> _Directions_:
Please return nothing but the lines between the line holding "Write a component" and the line holding "import * as", both ends included, without the pictures.

> _Data lines_:

__________________________________________________

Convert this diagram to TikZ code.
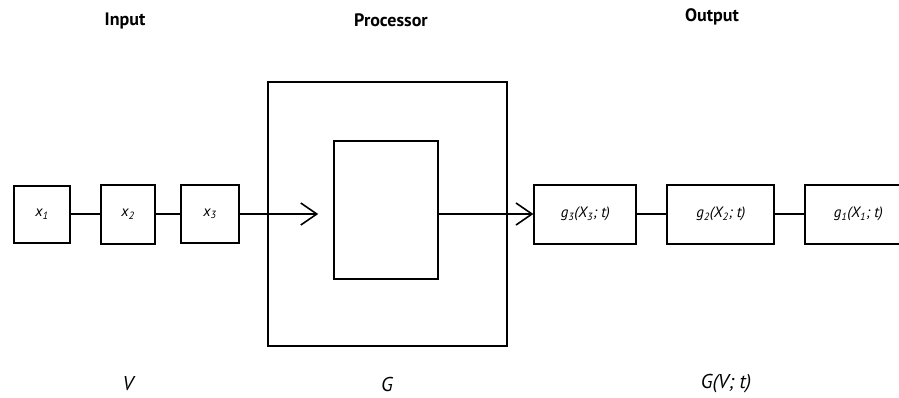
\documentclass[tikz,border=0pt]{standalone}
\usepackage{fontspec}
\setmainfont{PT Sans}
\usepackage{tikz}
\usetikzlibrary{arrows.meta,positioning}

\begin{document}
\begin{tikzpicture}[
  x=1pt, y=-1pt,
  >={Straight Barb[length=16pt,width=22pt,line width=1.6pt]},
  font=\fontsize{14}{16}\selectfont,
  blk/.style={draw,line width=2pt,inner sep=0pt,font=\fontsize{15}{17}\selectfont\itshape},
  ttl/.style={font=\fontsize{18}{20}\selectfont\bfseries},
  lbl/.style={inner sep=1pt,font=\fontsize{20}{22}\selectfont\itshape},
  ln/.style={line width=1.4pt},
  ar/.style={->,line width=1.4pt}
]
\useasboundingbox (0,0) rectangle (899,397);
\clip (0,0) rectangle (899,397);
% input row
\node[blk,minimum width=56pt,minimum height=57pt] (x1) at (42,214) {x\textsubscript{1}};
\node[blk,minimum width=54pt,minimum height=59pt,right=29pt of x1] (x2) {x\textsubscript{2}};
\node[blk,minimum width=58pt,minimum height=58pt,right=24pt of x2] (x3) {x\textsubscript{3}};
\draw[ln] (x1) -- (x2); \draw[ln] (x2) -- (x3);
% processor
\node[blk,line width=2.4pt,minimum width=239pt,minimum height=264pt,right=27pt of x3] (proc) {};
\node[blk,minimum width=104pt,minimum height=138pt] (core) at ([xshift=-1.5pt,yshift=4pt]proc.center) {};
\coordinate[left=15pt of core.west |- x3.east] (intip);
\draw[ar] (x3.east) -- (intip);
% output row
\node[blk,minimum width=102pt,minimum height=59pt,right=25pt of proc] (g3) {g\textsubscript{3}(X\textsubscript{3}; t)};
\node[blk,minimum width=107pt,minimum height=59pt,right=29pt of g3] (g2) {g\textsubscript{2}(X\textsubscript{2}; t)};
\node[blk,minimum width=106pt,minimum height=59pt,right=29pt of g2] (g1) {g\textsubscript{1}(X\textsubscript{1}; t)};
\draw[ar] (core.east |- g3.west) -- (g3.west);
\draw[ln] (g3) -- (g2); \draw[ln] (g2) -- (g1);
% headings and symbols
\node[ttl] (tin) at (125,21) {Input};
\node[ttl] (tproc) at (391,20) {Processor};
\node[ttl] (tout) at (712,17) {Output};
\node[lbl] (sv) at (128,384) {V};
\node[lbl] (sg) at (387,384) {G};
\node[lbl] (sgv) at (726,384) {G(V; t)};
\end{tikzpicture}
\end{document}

__________________________________________________

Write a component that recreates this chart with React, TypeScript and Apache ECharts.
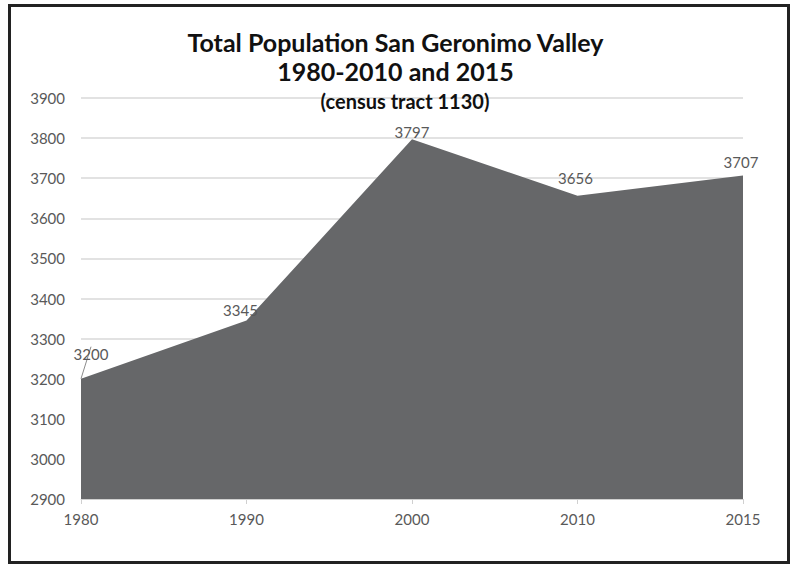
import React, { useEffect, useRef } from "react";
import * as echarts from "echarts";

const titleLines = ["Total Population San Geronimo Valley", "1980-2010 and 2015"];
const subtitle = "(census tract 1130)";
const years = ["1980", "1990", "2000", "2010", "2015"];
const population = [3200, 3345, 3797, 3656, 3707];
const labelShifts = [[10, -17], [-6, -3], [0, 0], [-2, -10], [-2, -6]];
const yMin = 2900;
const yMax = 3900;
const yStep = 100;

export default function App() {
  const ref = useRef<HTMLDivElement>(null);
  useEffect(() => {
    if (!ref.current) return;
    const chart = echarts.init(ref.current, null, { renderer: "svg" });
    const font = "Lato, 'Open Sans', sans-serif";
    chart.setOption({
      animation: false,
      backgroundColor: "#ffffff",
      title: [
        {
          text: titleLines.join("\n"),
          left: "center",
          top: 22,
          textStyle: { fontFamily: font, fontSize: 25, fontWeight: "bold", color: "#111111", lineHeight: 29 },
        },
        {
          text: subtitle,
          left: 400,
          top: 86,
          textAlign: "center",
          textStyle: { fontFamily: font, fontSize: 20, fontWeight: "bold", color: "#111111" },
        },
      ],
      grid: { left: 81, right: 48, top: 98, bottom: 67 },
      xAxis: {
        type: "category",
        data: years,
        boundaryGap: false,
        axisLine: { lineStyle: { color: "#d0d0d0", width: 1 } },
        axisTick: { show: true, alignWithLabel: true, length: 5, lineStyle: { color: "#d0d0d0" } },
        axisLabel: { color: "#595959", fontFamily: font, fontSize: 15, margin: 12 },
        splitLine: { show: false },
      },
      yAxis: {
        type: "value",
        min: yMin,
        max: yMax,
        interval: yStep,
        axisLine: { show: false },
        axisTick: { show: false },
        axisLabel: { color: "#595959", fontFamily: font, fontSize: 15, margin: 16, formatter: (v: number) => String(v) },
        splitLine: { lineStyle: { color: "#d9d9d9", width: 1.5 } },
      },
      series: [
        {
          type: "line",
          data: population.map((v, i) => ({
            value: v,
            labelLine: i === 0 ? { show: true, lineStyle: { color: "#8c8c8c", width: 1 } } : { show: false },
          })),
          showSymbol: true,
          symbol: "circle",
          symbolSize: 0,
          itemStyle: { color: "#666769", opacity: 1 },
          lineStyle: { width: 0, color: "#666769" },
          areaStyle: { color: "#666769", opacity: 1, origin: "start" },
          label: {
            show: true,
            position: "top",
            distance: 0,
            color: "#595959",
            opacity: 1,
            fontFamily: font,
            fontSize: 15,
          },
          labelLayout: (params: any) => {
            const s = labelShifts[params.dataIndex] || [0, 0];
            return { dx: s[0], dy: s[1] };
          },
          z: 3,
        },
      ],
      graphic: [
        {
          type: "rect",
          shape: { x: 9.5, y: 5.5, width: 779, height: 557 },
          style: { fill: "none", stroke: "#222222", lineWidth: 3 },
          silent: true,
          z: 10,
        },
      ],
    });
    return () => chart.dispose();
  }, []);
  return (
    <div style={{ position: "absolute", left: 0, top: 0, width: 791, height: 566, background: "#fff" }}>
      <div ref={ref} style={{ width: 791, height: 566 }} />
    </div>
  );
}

__________________________________________________

> _Answer to the problem_:
Write a component that recreates this chart with React, TypeScript and Apache ECharts.
import React, { useEffect, useRef } from "react";
import * as echarts from "echarts";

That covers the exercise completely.